2. The Use Case Inventory
Do not build an SIEM and then try to figure out what to monitor. Start with your Use Cases:
* Goal: Detect lateral movement. Need: Host logs + Authentication logs.
* Goal: Detect C2 communication. Need: DNS logs + Firewall logs.
* Goal: Detect data exfiltration. Need: Network flow logs + Identity logs.
3. The Human Element (The “Glue”)
Remember that open-source means you are the system integrator. You are responsible for:
* Normalization: Writing the parsers and filters that turn raw text into usable fields.
* Correlation Rules: Writing the logic that tells the system, “If X happens, and then Y happens within Z seconds, then alert!”
* Tuning: Reducing false positives (FPs) is the hardest job. Every alert requires human review and rule refinement.
📜 Conclusion
The open-source SIEM landscape is robust, powerful, and increasingly capable.

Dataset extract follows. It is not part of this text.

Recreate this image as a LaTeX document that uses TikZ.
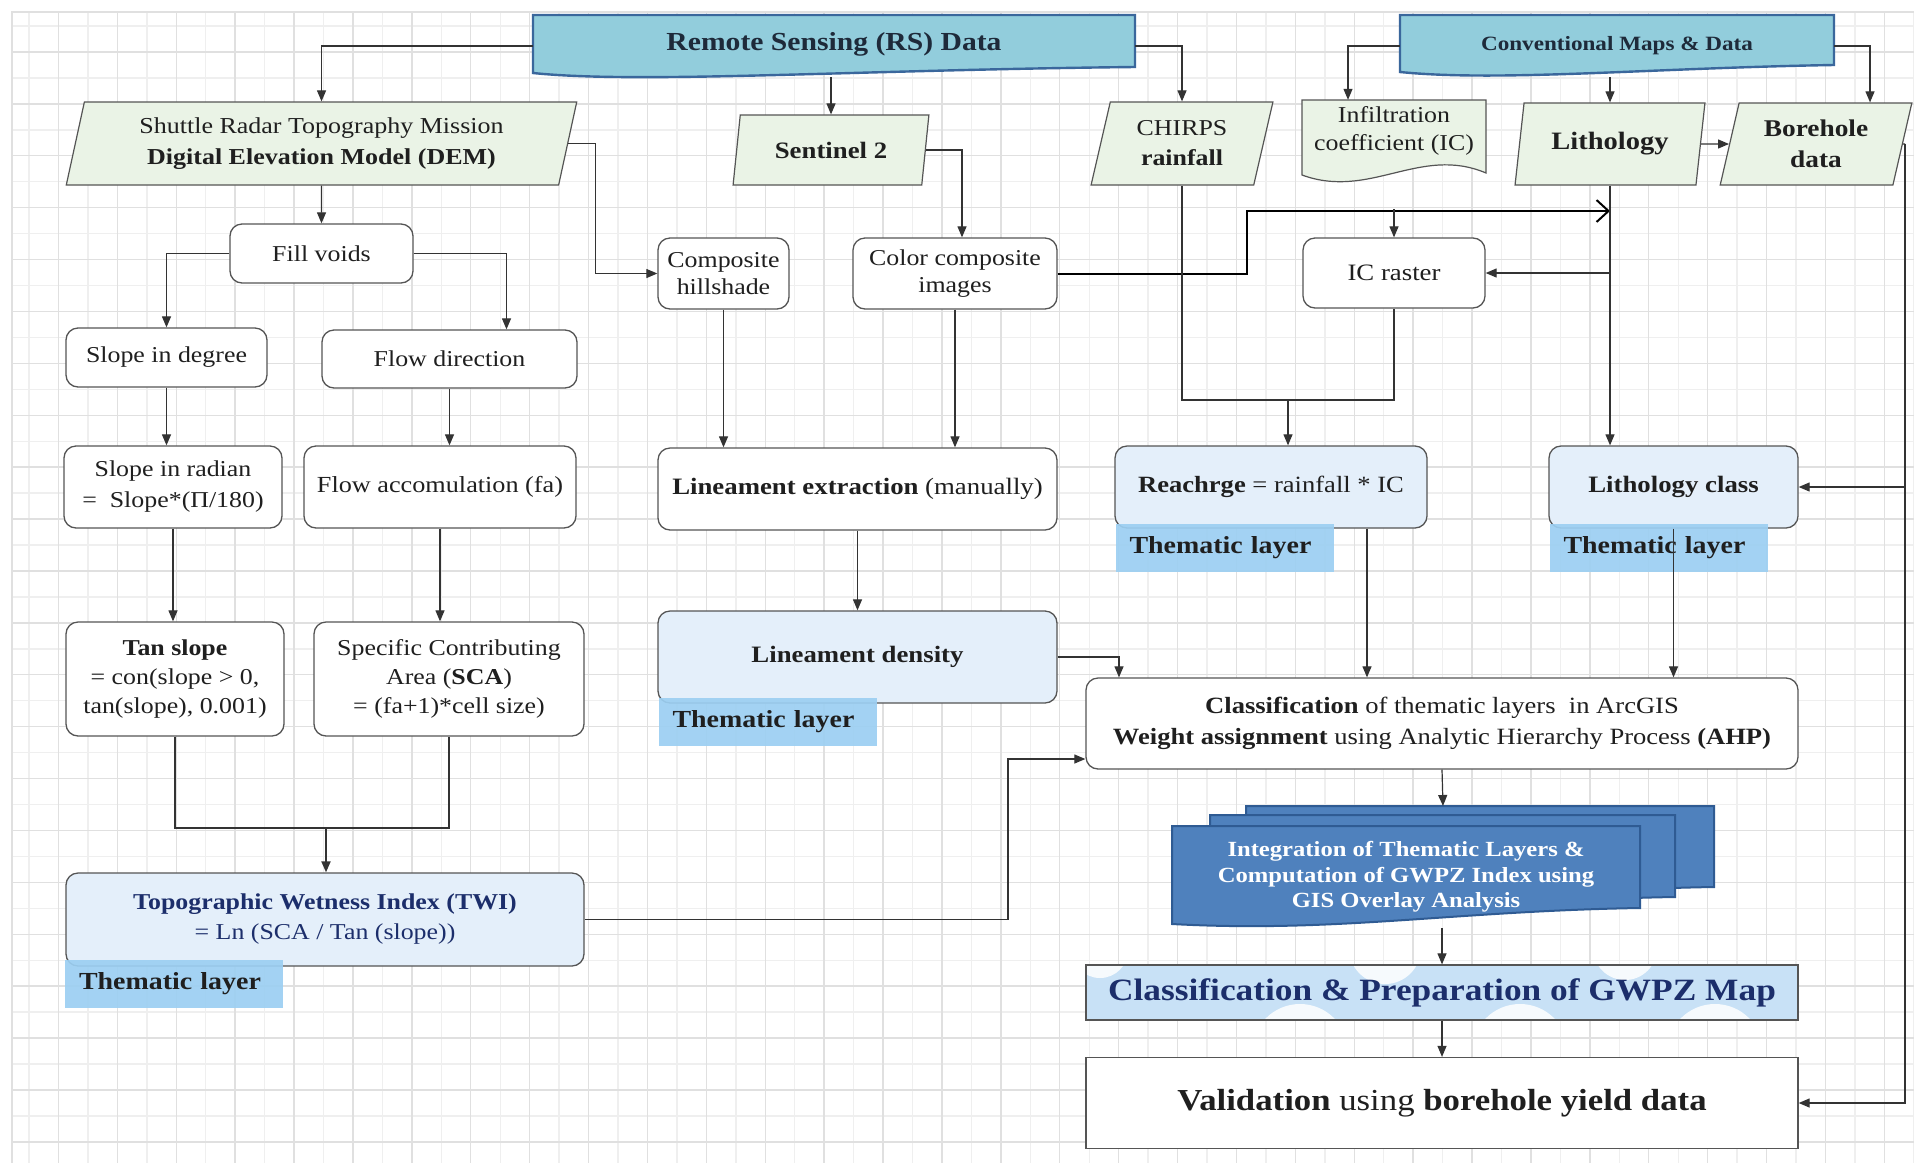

- For the Advanced Engineer: Start with the ELK Stack for maximum control and scalability.
- For the Security Specialist: Choose Wazuh for its security-first design and endpoint monitoring capabilities.
- For the Analyst/SMB: Start with Graylog to get value quickly and ease your team into SIEM operations.
Regardless of the tool you pick, approach the project with a modular mindset. Start small, validate your log pipelines, and focus relentlessly on building effective, high-fidelity correlation rules. Happy hunting!